(Exercise) All of the data should be output character for character, except the pictures.

(Source material)
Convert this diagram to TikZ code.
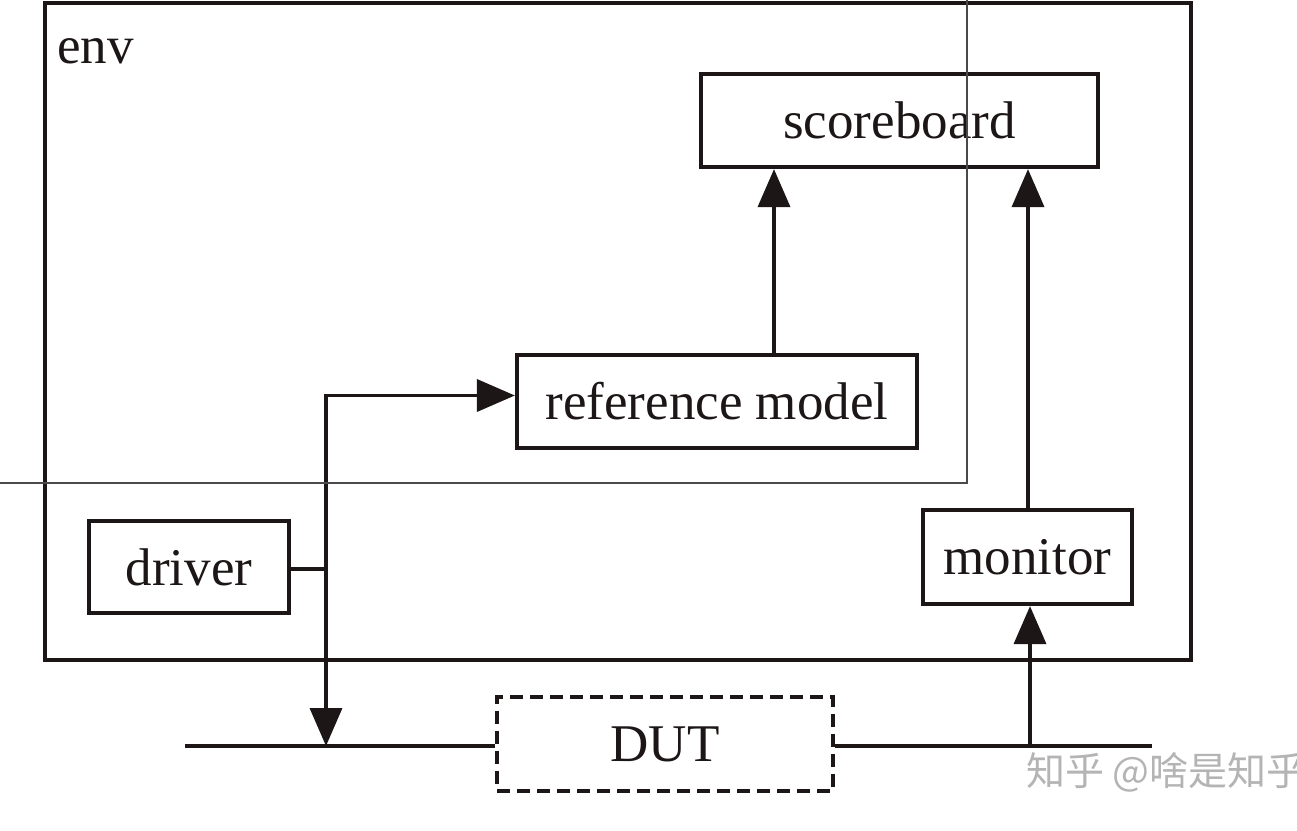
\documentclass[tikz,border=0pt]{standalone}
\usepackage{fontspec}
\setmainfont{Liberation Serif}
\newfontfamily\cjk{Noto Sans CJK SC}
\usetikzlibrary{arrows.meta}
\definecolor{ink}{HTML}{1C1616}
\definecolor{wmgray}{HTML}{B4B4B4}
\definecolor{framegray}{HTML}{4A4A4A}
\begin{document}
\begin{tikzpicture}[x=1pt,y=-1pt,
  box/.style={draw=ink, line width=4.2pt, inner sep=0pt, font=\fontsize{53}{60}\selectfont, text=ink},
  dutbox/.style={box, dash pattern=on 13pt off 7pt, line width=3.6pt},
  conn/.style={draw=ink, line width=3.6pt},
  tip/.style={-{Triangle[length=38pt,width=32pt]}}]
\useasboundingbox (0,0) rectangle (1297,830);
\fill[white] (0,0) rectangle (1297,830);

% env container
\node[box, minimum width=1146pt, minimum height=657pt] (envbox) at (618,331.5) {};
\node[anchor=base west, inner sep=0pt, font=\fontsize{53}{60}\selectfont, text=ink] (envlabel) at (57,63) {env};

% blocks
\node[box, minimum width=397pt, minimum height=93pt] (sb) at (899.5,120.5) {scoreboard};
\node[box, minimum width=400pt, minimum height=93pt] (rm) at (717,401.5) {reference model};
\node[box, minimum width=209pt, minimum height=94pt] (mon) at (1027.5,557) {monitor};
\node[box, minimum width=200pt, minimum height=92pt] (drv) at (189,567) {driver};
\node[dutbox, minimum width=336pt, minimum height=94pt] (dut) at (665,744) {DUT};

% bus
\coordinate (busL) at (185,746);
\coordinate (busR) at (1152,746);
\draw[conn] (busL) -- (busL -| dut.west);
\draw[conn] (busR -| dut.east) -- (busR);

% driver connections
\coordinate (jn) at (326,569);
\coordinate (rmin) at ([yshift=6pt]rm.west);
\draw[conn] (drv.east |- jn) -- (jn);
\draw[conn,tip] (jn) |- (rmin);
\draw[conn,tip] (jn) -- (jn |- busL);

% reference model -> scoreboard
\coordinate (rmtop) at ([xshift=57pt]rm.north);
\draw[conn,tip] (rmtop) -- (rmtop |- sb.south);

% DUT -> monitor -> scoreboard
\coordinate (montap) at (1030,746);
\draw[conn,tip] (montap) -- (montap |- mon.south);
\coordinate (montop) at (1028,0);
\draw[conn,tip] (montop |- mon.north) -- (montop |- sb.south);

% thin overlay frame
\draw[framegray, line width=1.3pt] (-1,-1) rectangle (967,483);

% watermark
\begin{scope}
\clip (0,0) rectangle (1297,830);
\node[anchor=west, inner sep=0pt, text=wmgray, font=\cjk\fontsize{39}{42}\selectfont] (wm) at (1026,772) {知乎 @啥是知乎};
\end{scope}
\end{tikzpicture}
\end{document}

(Answer)
Convert this diagram to TikZ code.
\documentclass[tikz,border=0pt]{standalone}
\usepackage{fontspec}
\setmainfont{Liberation Serif}
\newfontfamily\cjk{Noto Sans CJK SC}
\usetikzlibrary{arrows.meta}
\definecolor{ink}{HTML}{1C1616}
\definecolor{wmgray}{HTML}{B4B4B4}
\definecolor{framegray}{HTML}{4A4A4A}
\begin{document}
\begin{tikzpicture}[x=1pt,y=-1pt,
  box/.style={draw=ink, line width=4.2pt, inner sep=0pt, font=\fontsize{53}{60}\selectfont, text=ink},
  dutbox/.style={box, dash pattern=on 13pt off 7pt, line width=3.6pt},
  conn/.style={draw=ink, line width=3.6pt},
  tip/.style={-{Triangle[length=38pt,width=32pt]}}]
\useasboundingbox (0,0) rectangle (1297,830);
\fill[white] (0,0) rectangle (1297,830);

% env container
\node[box, minimum width=1146pt, minimum height=657pt] (envbox) at (618,331.5) {};
\node[anchor=base west, inner sep=0pt, font=\fontsize{53}{60}\selectfont, text=ink] (envlabel) at (57,63) {env};

% blocks
\node[box, minimum width=397pt, minimum height=93pt] (sb) at (899.5,120.5) {scoreboard};
\node[box, minimum width=400pt, minimum height=93pt] (rm) at (717,401.5) {reference model};
\node[box, minimum width=209pt, minimum height=94pt] (mon) at (1027.5,557) {monitor};
\node[box, minimum width=200pt, minimum height=92pt] (drv) at (189,567) {driver};
\node[dutbox, minimum width=336pt, minimum height=94pt] (dut) at (665,744) {DUT};

% bus
\coordinate (busL) at (185,746);
\coordinate (busR) at (1152,746);
\draw[conn] (busL) -- (busL -| dut.west);
\draw[conn] (busR -| dut.east) -- (busR);

% driver connections
\coordinate (jn) at (326,569);
\coordinate (rmin) at ([yshift=6pt]rm.west);
\draw[conn] (drv.east |- jn) -- (jn);
\draw[conn,tip] (jn) |- (rmin);
\draw[conn,tip] (jn) -- (jn |- busL);

% reference model -> scoreboard
\coordinate (rmtop) at ([xshift=57pt]rm.north);
\draw[conn,tip] (rmtop) -- (rmtop |- sb.south);

% DUT -> monitor -> scoreboard
\coordinate (montap) at (1030,746);
\draw[conn,tip] (montap) -- (montap |- mon.south);
\coordinate (montop) at (1028,0);
\draw[conn,tip] (montop |- mon.north) -- (montop |- sb.south);

% thin overlay frame
\draw[framegray, line width=1.3pt] (-1,-1) rectangle (967,483);

% watermark
\begin{scope}
\clip (0,0) rectangle (1297,830);
\node[anchor=west, inner sep=0pt, text=wmgray, font=\cjk\fontsize{39}{42}\selectfont] (wm) at (1026,772) {知乎 @啥是知乎};
\end{scope}
\end{tikzpicture}
\end{document}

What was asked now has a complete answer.